Thank you very much for your help.

Regards,
J.

1 Like

Anyone has an idea if this even possible? Unfortunately this is not documented in the official Rancher doc and I would be thankful if someone could give me a hint here.

Creating a downstream cluster which is HA is adding nodes with the correct roles to the cluster. Automating this is interacting with the API to create the cluster (basically what is sent when you create it in the UI), and then creating the command to run on each node (with the correct role). Our vagrant quickstart has scripts for this (https://github.com/rancher/quickstart/tree/master/vagrant) or the other providers have Terraform examples.
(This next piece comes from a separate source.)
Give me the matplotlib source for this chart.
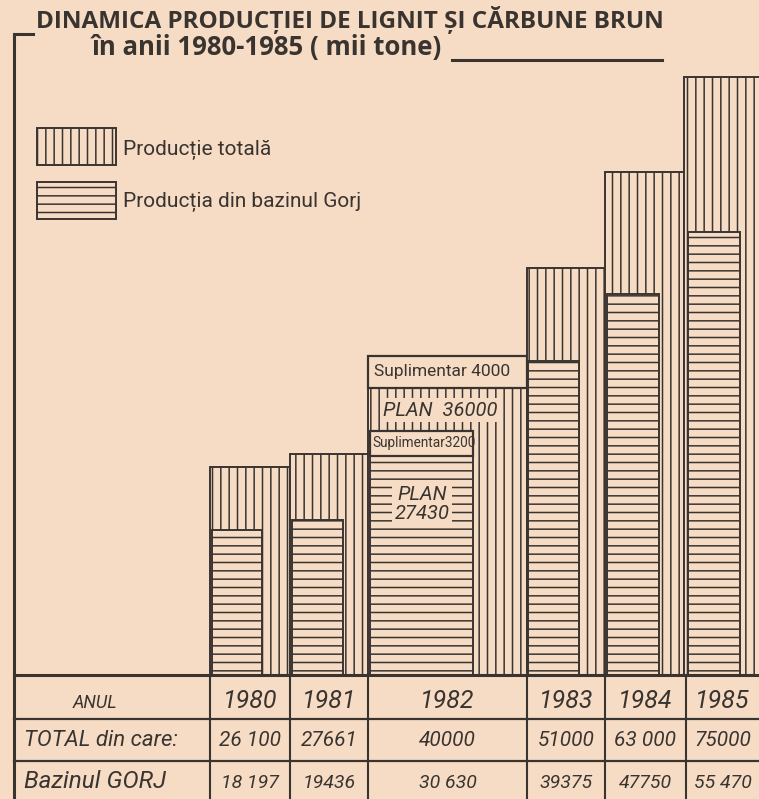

If you want to do it using RKE, you can create a cluster to import and then run the kubectl command with kubeconfig pointing to your cluster. You will lose the ability to fully manage this cluster in Rancher as Imported clusters don’t get the same option to manage as a cluster created in Rancher. How to automate importing clusters is shown in https://forums.rancher.com/t/programmatically-import-cluster-no-web-ui/

Thank you for pointing me out to these scripts. To test I would like first to create manually a HA downstream cluster so for that purpose do I simply use the Rancher web interface click on “Add Cluster” then select “Create a new Kubernetes cluster: Existing Nodes”. On the second page " Add Cluster - Custom : Cluster Options : Customize Node Run Command" I should:

  • copy/paste 3 times the command for the etcd node role on 3 different nodes
  • copy/paste 2 time the command for the control plane node role on 2 different nodes
  • copy/paste at least 2 times the command for the worker node role on at least 2 different nodes

is this correct?

Is there anything else I should be aware of or do afterwards?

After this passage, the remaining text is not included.